We now have an FAQ list that we hope will help
you answer some of the more common ones.
1. What is an ACD?
Automatic Call Distribution (ACD) refers to a broad category of telephone switches that offer advanced features for call routing, management, and handling within contact center environments. While every Private Branch Exchange (PBX) includes a telephone switch at its core, it’s important to note that not all switches possess ACD capability.
2. Why do we require your ACD for the inbound contact center?
Inbound contact centers rely on a reliable system to efficiently distribute calls from their queues to available agents. By utilizing multiple queues, implementing skills-based routing, and assigning queue priorities, the Automatic Call Distribution (ACD) ensures that incoming calls are distributed in the appropriate sequence to the next available agent. This process enhances productivity and enables the contact center to maintain optimal service levels.

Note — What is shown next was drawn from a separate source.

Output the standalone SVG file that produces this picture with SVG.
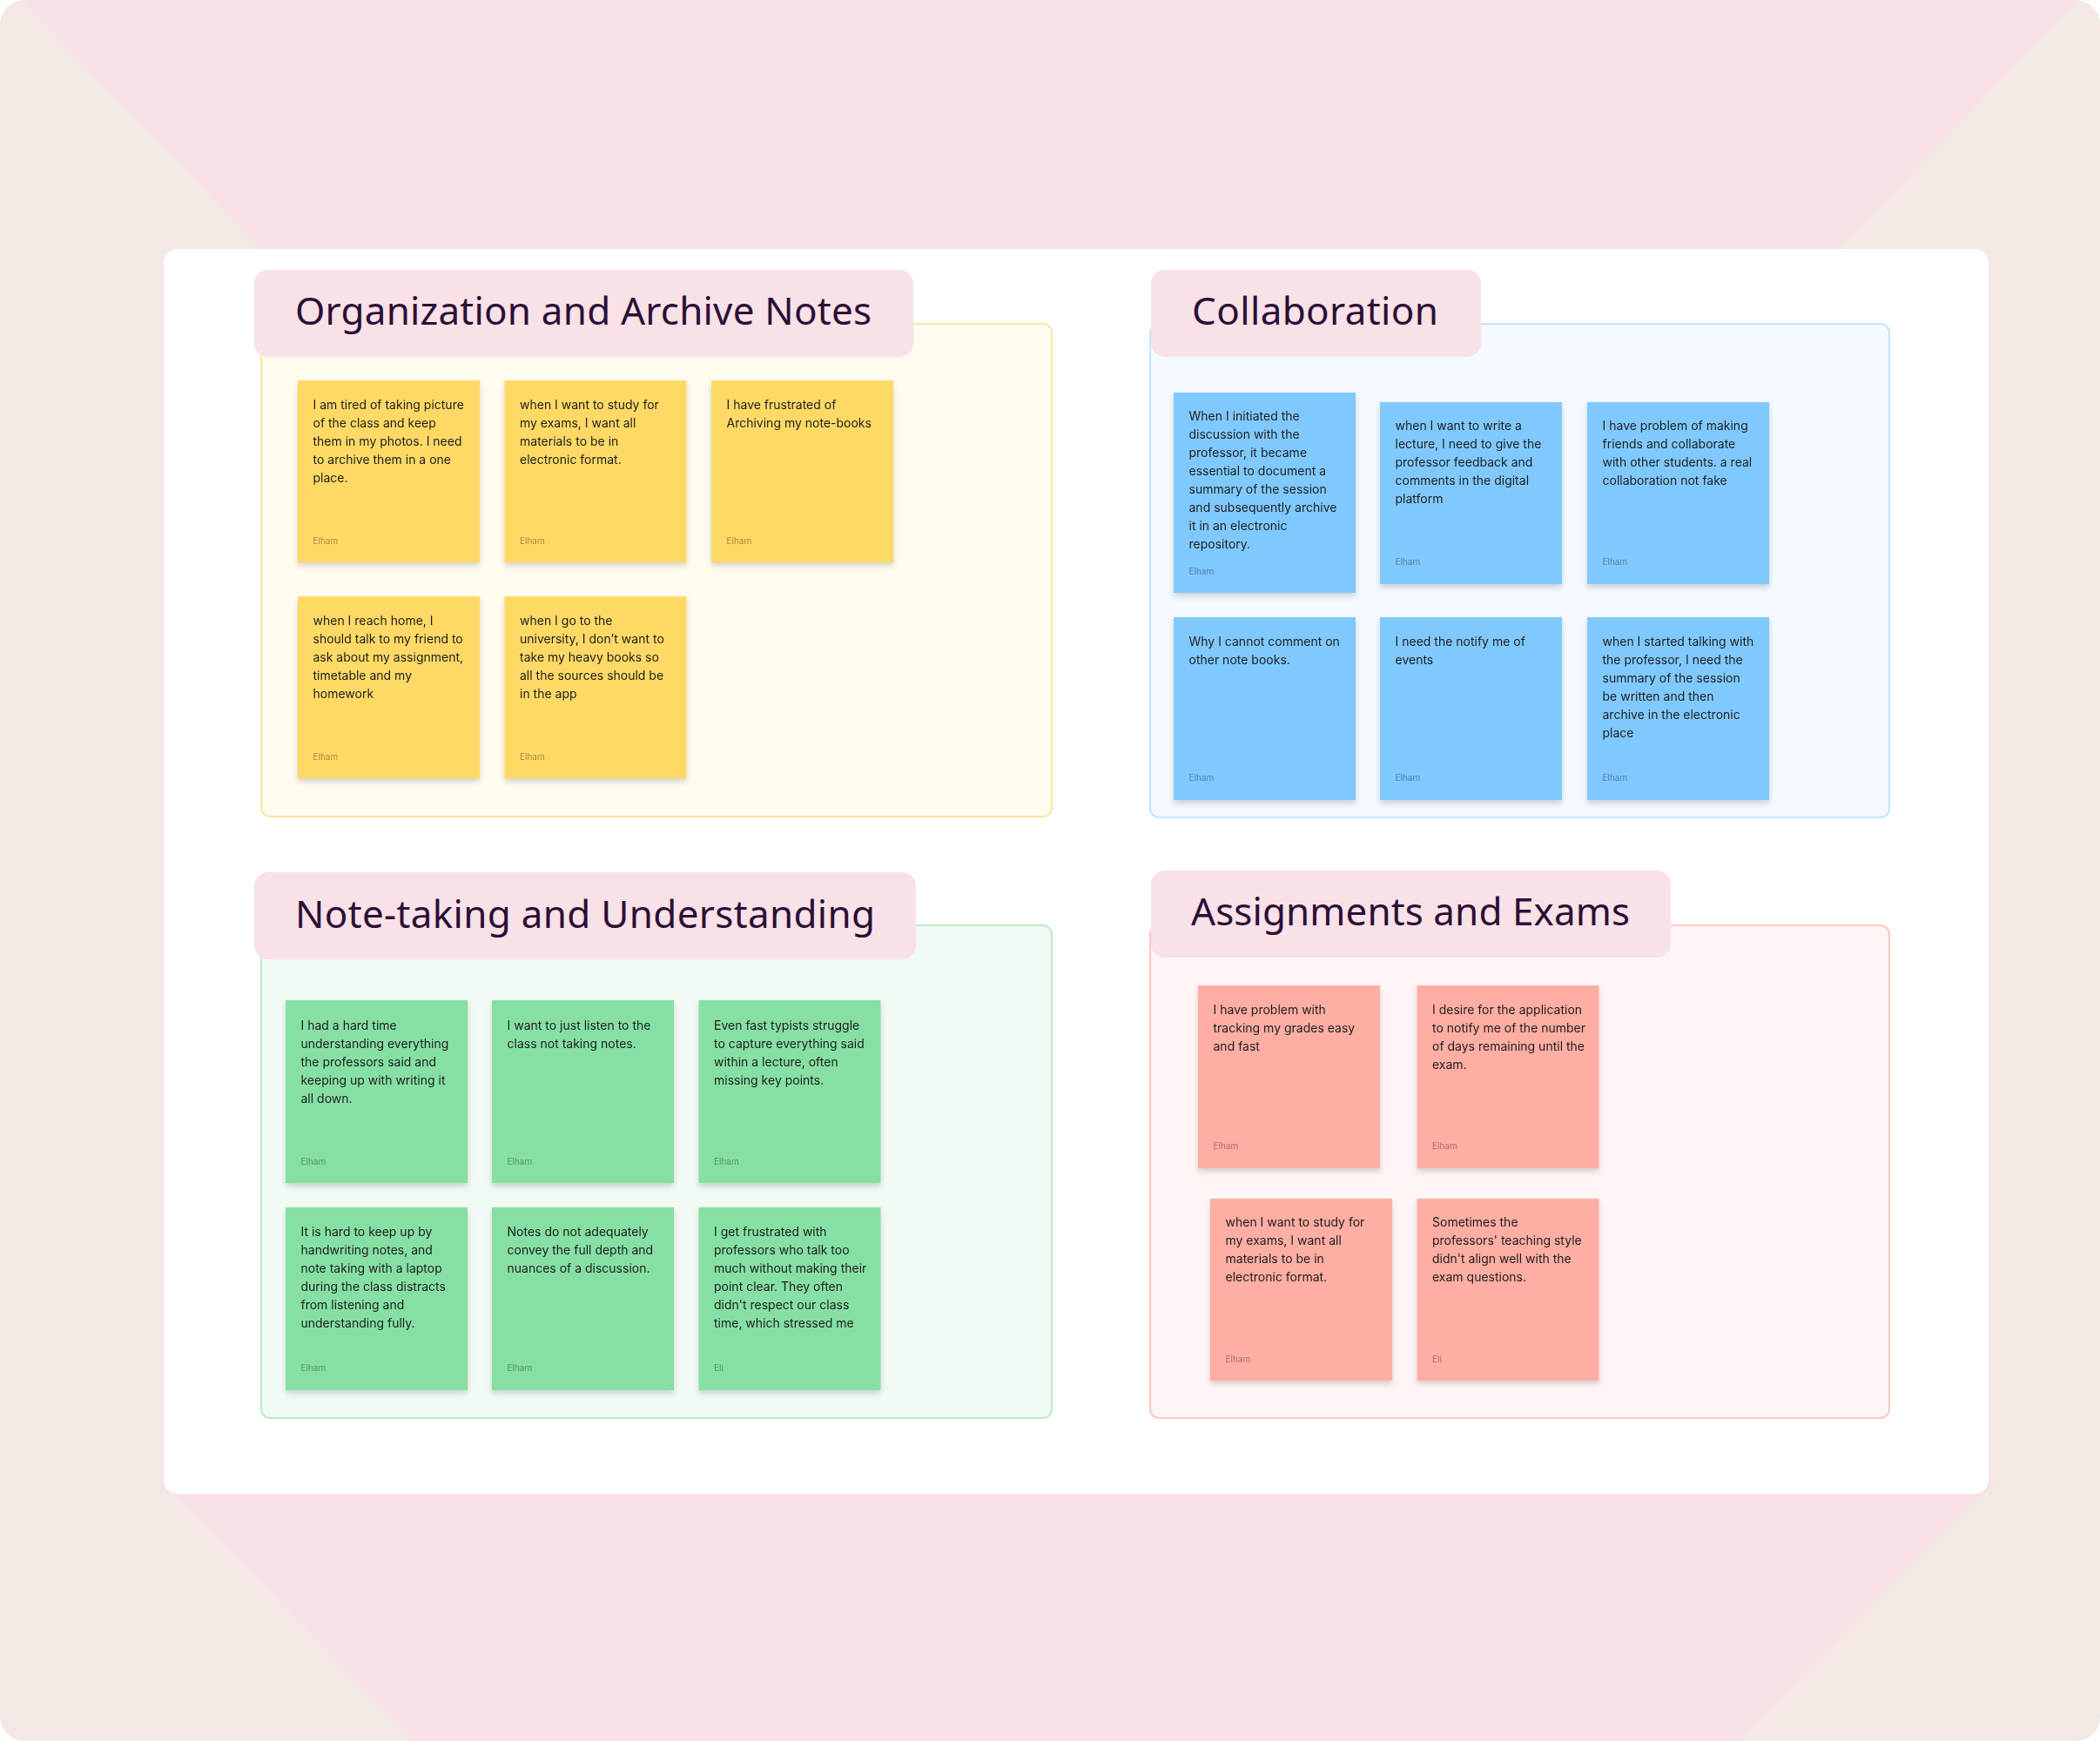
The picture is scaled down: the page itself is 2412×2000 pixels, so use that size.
<svg xmlns="http://www.w3.org/2000/svg" width="2412" height="2000" viewBox="0 0 2412 2000">
<style>
.title{font-family:"Noto Sans","Liberation Sans",sans-serif;font-size:44px;fill:#2B1035;letter-spacing:1px}
.tbox{fill:#F9E1E8}
.t{font-family:Inter,"Liberation Sans",sans-serif;font-size:14px;fill:#1E1E1E}
.a{font-family:Inter,"Liberation Sans",sans-serif;font-size:10px;fill:#000;fill-opacity:.38}
.y{fill:#FFD966}
.b{fill:#80C9FF}
.g{fill:#86E0A4}
.p{fill:#FFAEA3}
.note{filter:url(#sh)}
</style>
<defs>
<filter id="sh" x="-10%" y="-10%" width="120%" height="125%">
<feDropShadow dx="0" dy="4" stdDeviation="3" flood-color="#000" flood-opacity="0.16"/>
</filter>
</defs>
<g id="background">
<rect x="0" y="0" width="2412" height="2000" rx="28" fill="#F2E9E5"/>
<polygon points="25,0 2387,0 2109,290 303,290" fill="#F9E1E8"/>
<polygon points="184,1700 2293,1700 1995,2000 477,2000" fill="#F9E1E8"/>
<rect x="188" y="286" width="2096" height="1430" rx="16" fill="#FFFFFF"/>
</g>
<g id="frames">
<g id="frame-organization">
<rect x="300" y="372" width="908" height="566" rx="10" fill="#FFFCEF" stroke="#FAE6A4" stroke-width="2"/>
<rect class="tbox" x="292" y="310" width="757" height="100" rx="16"/>
<text class="title" x="339" y="373" textLength="663" lengthAdjust="spacing">Organization and Archive Notes</text>
</g>
<g id="frame-collaboration">
<rect x="1321" y="372" width="849" height="567" rx="10" fill="#F3F9FF" stroke="#C3E4FA" stroke-width="2"/>
<rect class="tbox" x="1322" y="310" width="379" height="100" rx="16"/>
<text class="title" x="1369" y="373" textLength="284" lengthAdjust="spacing">Collaboration</text>
</g>
<g id="frame-notetaking">
<rect x="300" y="1063" width="908" height="566" rx="10" fill="#F1FBF4" stroke="#B8ECC8" stroke-width="2"/>
<rect class="tbox" x="292" y="1002" width="760" height="100" rx="16"/>
<text class="title" x="339" y="1066" textLength="667" lengthAdjust="spacing">Note-taking and Understanding</text>
</g>
<g id="frame-assignments">
<rect x="1321" y="1063" width="849" height="566" rx="10" fill="#FFF5F4" stroke="#FAC7C4" stroke-width="2"/>
<rect class="tbox" x="1322" y="1000" width="597" height="100" rx="16"/>
<text class="title" x="1368" y="1063" textLength="505" lengthAdjust="spacing">Assignments and Exams</text>
</g>
</g>
<g id="connectors"/>
<g id="notes">
<g id="y1" class="note"><rect class="y" x="342" y="437" width="209" height="209"/>
<text class="t" x="359.5" y="470"><tspan x="359.5">I am tired of taking picture</tspan><tspan x="359.5" dy="21">of the class and keep</tspan><tspan x="359.5" dy="21">them in my photos. I need</tspan><tspan x="359.5" dy="21">to archive them in a one</tspan><tspan x="359.5" dy="21">place.</tspan></text>
<text class="a" x="359.5" y="625">Elham</text></g>
<g id="y2" class="note"><rect class="y" x="579.5" y="437" width="209" height="209"/>
<text class="t" x="597" y="470"><tspan x="597">when I want to study for</tspan><tspan x="597" dy="21">my exams, I want all</tspan><tspan x="597" dy="21">materials to be in</tspan><tspan x="597" dy="21">electronic format.</tspan></text>
<text class="a" x="597" y="625">Elham</text></g>
<g id="y3" class="note"><rect class="y" x="817" y="437" width="209" height="209"/>
<text class="t" x="834.5" y="470"><tspan x="834.5">I have frustrated of</tspan><tspan x="834.5" dy="21">Archiving my note-books</tspan></text>
<text class="a" x="834.5" y="625">Elham</text></g>
<g id="y4" class="note"><rect class="y" x="342" y="685" width="209" height="209"/>
<text class="t" x="359.5" y="718"><tspan x="359.5">when I reach home, I</tspan><tspan x="359.5" dy="21">should talk to my friend to</tspan><tspan x="359.5" dy="21">ask about my assignment,</tspan><tspan x="359.5" dy="21">timetable and my</tspan><tspan x="359.5" dy="21">homework</tspan></text>
<text class="a" x="359.5" y="873">Elham</text></g>
<g id="y5" class="note"><rect class="y" x="579.5" y="685" width="209" height="209"/>
<text class="t" x="597" y="718"><tspan x="597">when I go to the</tspan><tspan x="597" dy="21">university, I don’t want to</tspan><tspan x="597" dy="21">take my heavy books so</tspan><tspan x="597" dy="21">all the sources should be</tspan><tspan x="597" dy="21">in the app</tspan></text>
<text class="a" x="597" y="873">Elham</text></g>

<g id="c1" class="note"><rect class="b" x="1348" y="451" width="209" height="230"/>
<text class="t" x="1365.5" y="483"><tspan x="1365.5">When I initiated the</tspan><tspan x="1365.5" dy="21">discussion with the</tspan><tspan x="1365.5" dy="21">professor, it became</tspan><tspan x="1365.5" dy="21">essential to document a</tspan><tspan x="1365.5" dy="21">summary of the session</tspan><tspan x="1365.5" dy="21">and subsequently archive</tspan><tspan x="1365.5" dy="21">it in an electronic</tspan><tspan x="1365.5" dy="21">repository.</tspan></text>
<text class="a" x="1365.5" y="660">Elham</text></g>
<g id="c2" class="note"><rect class="b" x="1585" y="462" width="209" height="209"/>
<text class="t" x="1602.5" y="494"><tspan x="1602.5">when I want to write a</tspan><tspan x="1602.5" dy="21">lecture, I need to give the</tspan><tspan x="1602.5" dy="21">professor feedback and</tspan><tspan x="1602.5" dy="21">comments in the digital</tspan><tspan x="1602.5" dy="21">platform</tspan></text>
<text class="a" x="1602.5" y="649">Elham</text></g>
<g id="c3" class="note"><rect class="b" x="1823" y="462" width="209" height="209"/>
<text class="t" x="1840.5" y="494"><tspan x="1840.5">I have problem of making</tspan><tspan x="1840.5" dy="21">friends and collaborate</tspan><tspan x="1840.5" dy="21">with other students. a real</tspan><tspan x="1840.5" dy="21">collaboration not fake</tspan></text>
<text class="a" x="1840.5" y="649">Elham</text></g>
<g id="c4" class="note"><rect class="b" x="1348" y="709" width="209" height="210"/>
<text class="t" x="1365.5" y="742"><tspan x="1365.5">Why I cannot comment on</tspan><tspan x="1365.5" dy="21">other note books.</tspan></text>
<text class="a" x="1365.5" y="897">Elham</text></g>
<g id="c5" class="note"><rect class="b" x="1585" y="709" width="209" height="210"/>
<text class="t" x="1602.5" y="742"><tspan x="1602.5">I need the notify me of</tspan><tspan x="1602.5" dy="21">events</tspan></text>
<text class="a" x="1602.5" y="897">Elham</text></g>
<g id="c6" class="note"><rect class="b" x="1823" y="709" width="209" height="210"/>
<text class="t" x="1840.5" y="742"><tspan x="1840.5">when I started talking with</tspan><tspan x="1840.5" dy="21">the professor, I need the</tspan><tspan x="1840.5" dy="21">summary of the session</tspan><tspan x="1840.5" dy="21">be written and then</tspan><tspan x="1840.5" dy="21">archive in the electronic</tspan><tspan x="1840.5" dy="21">place</tspan></text>
<text class="a" x="1840.5" y="897">Elham</text></g>

<g id="g1" class="note"><rect class="g" x="328" y="1149" width="209" height="210"/>
<text class="t" x="345.5" y="1183"><tspan x="345.5">I had a hard time</tspan><tspan x="345.5" dy="21">understanding everything</tspan><tspan x="345.5" dy="21">the professors said and</tspan><tspan x="345.5" dy="21">keeping up with writing it</tspan><tspan x="345.5" dy="21">all down.</tspan></text>
<text class="a" x="345.5" y="1338">Elham</text></g>
<g id="g2" class="note"><rect class="g" x="565" y="1149" width="209" height="210"/>
<text class="t" x="582.5" y="1183"><tspan x="582.5">I want to just listen to the</tspan><tspan x="582.5" dy="21">class not taking notes.</tspan></text>
<text class="a" x="582.5" y="1338">Elham</text></g>
<g id="g3" class="note"><rect class="g" x="802.5" y="1149" width="209" height="210"/>
<text class="t" x="820" y="1183"><tspan x="820">Even fast typists struggle</tspan><tspan x="820" dy="21">to capture everything said</tspan><tspan x="820" dy="21">within a lecture, often</tspan><tspan x="820" dy="21">missing key points.</tspan></text>
<text class="a" x="820" y="1338">Elham</text></g>
<g id="g4" class="note"><rect class="g" x="328" y="1387" width="209" height="210"/>
<text class="t" x="345.5" y="1420"><tspan x="345.5">It is hard to keep up by</tspan><tspan x="345.5" dy="21">handwriting notes, and</tspan><tspan x="345.5" dy="21">note taking with a laptop</tspan><tspan x="345.5" dy="21">during the class distracts</tspan><tspan x="345.5" dy="21">from listening and</tspan><tspan x="345.5" dy="21">understanding fully.</tspan></text>
<text class="a" x="345.5" y="1575">Elham</text></g>
<g id="g5" class="note"><rect class="g" x="565" y="1387" width="209" height="210"/>
<text class="t" x="582.5" y="1420"><tspan x="582.5">Notes do not adequately</tspan><tspan x="582.5" dy="21">convey the full depth and</tspan><tspan x="582.5" dy="21">nuances of a discussion.</tspan></text>
<text class="a" x="582.5" y="1575">Elham</text></g>
<g id="g6" class="note"><rect class="g" x="802.5" y="1387" width="209" height="210"/>
<text class="t" x="820" y="1420"><tspan x="820">I get frustrated with</tspan><tspan x="820" dy="21">professors who talk too</tspan><tspan x="820" dy="21">much without making their</tspan><tspan x="820" dy="21">point clear. They often</tspan><tspan x="820" dy="21">didn't respect our class</tspan><tspan x="820" dy="21">time, which stressed me</tspan></text>
<text class="a" x="820" y="1575">Eli</text></g>

<g id="a1" class="note"><rect class="p" x="1376" y="1132" width="209" height="210"/>
<text class="t" x="1393.5" y="1165"><tspan x="1393.5">I have problem with</tspan><tspan x="1393.5" dy="21">tracking my grades easy</tspan><tspan x="1393.5" dy="21">and fast</tspan></text>
<text class="a" x="1393.5" y="1320">Elham</text></g>
<g id="a2" class="note"><rect class="p" x="1627.5" y="1132" width="209" height="210"/>
<text class="t" x="1645" y="1165"><tspan x="1645">I desire for the application</tspan><tspan x="1645" dy="21">to notify me of the number</tspan><tspan x="1645" dy="21">of days remaining until the</tspan><tspan x="1645" dy="21">exam.</tspan></text>
<text class="a" x="1645" y="1320">Elham</text></g>
<g id="a3" class="note"><rect class="p" x="1390" y="1377" width="209" height="209"/>
<text class="t" x="1407.5" y="1409"><tspan x="1407.5">when I want to study for</tspan><tspan x="1407.5" dy="21">my exams, I want all</tspan><tspan x="1407.5" dy="21">materials to be in</tspan><tspan x="1407.5" dy="21">electronic format.</tspan></text>
<text class="a" x="1407.5" y="1565">Elham</text></g>
<g id="a4" class="note"><rect class="p" x="1627.5" y="1377" width="209" height="209"/>
<text class="t" x="1645" y="1409"><tspan x="1645">Sometimes the</tspan><tspan x="1645" dy="21">professors' teaching style</tspan><tspan x="1645" dy="21">didn't align well with the</tspan><tspan x="1645" dy="21">exam questions.</tspan></text>
<text class="a" x="1645" y="1565">Eli</text></g>
</g>
</svg>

3. What is contact center software?
The contact center software stack, including the ACD and Dialer Engine, drives contact center operations by integrating key technologies like ACD, CTI, IVR, queuing, advanced call routing, and back-end process management. It enables skills-based routing, priority settings, efficient IVR setup, call queue management, and advanced dialing. It also provides tools for managing inbound services, outbound campaigns, and computer telephony integration, ensuring seamless contact center operations.
4. Is there a difference between call center and contact center?
Modern contact centers handle more than just phone calls. Agents now manage IM chats and emails, reflecting the trend toward unified communication. The term “contact center” is gaining popularity over “call center” due to fewer negative connotations. Contact center software includes integration for chat, email, and website interactions alongside traditional call management features.
5. What is the required technology stack for setting up contact centers?
The contact center setup can be categorized into software stack and infrastructure and technology stack. The software stack consists of two essential elements: the Soft Switch (PBX) and the ACD and Dialer engine. The hardware serves as the foundation for running all the software, while the infrastructure typically includes IP bandwidth and connectivity. In traditional contact centers, Telco connectivity driven by PRI (T1/E1) interface is commonly used.
6. What is a multi-tenant call center software suite?
Multi-tenant call center software refers to software that provides separate, isolated partitions for each client. The rise of hosted infrastructure services has driven the growth of multi-tenant hosted call center solutions. This allows for more efficient utilization of computer telephony hardware and contact center software, as multiple organizations can share the same call center infrastructure. By eliminating the need for on-premise infrastructure, upfront capital costs are replaced with long-term service costs.
7. What are the benefits of hosting a contact center?
Hosting offers several advantages in different scenarios. For premise-based contact centers transitioning to home-based agents to reduce real estate and establishment costs, hosting is a great starting point. Additionally, maintaining in-house technology requires expensive IT resources for infrastructure management, whereas a hosted provider offers shared resources to handle such tasks. For service providers, hosting becomes a natural choice to deliver contact center services on demand.
8. When do we need a call center software for Asterisk?
For contact centers with Off-Hook agents handling multiple queues, a reliable call center software with strong ACD functionality is crucial. Enforcing queue prioritization, balancing, and skills-based routing in Asterisk can be challenging due to differences in queue implementation. A dedicated ACD specifically designed for contact center operations provides essential features like scripts, pop-up notifications, call-associated scripts (DID/DNIS), dispositions, wrap-ups, and comprehensive cradle-to-grave reporting.
9. What kind of hardware is required for the call center software suite?
Hardware is crucial for determining the capacity of an Asterisk-based contact center. Voice recording, CODEC conversion, predictive dialing, and concurrent voice conversations require dedicated hardware resources. A standard Q-Suite license installation requires two servers with quad-core processors, hardware RAID, fast hard drives, ample RAM, and redundant power supply. It is advisable to limit the use of more than 6 PRI E1/T1 ports in a single Asterisk server when utilizing Digium or Sangoma TDM hardware to avoid interrupt demands. Planning for an enterprise-grade contact center should prioritize service stability over hardware costs. Indosoft’s call center software installation typically employs one server for Apache/MySQL and another for Asterisk/Q-Suite.
10. We have our own CRM and agent application. Can we integrate with your call center software to use Asterisk?
Our comprehensive solution offers a robust API for .NET, a socket interface, and XML integration with our database, enabling seamless integration of your application with our CTI Engine. Whether your organization has developed a powerful user interface for managing specialized domains such as collections, mortgage approval, or trouble-ticket systems, integrating our call center software’s CTI engine is a straightforward process using our powerful API set.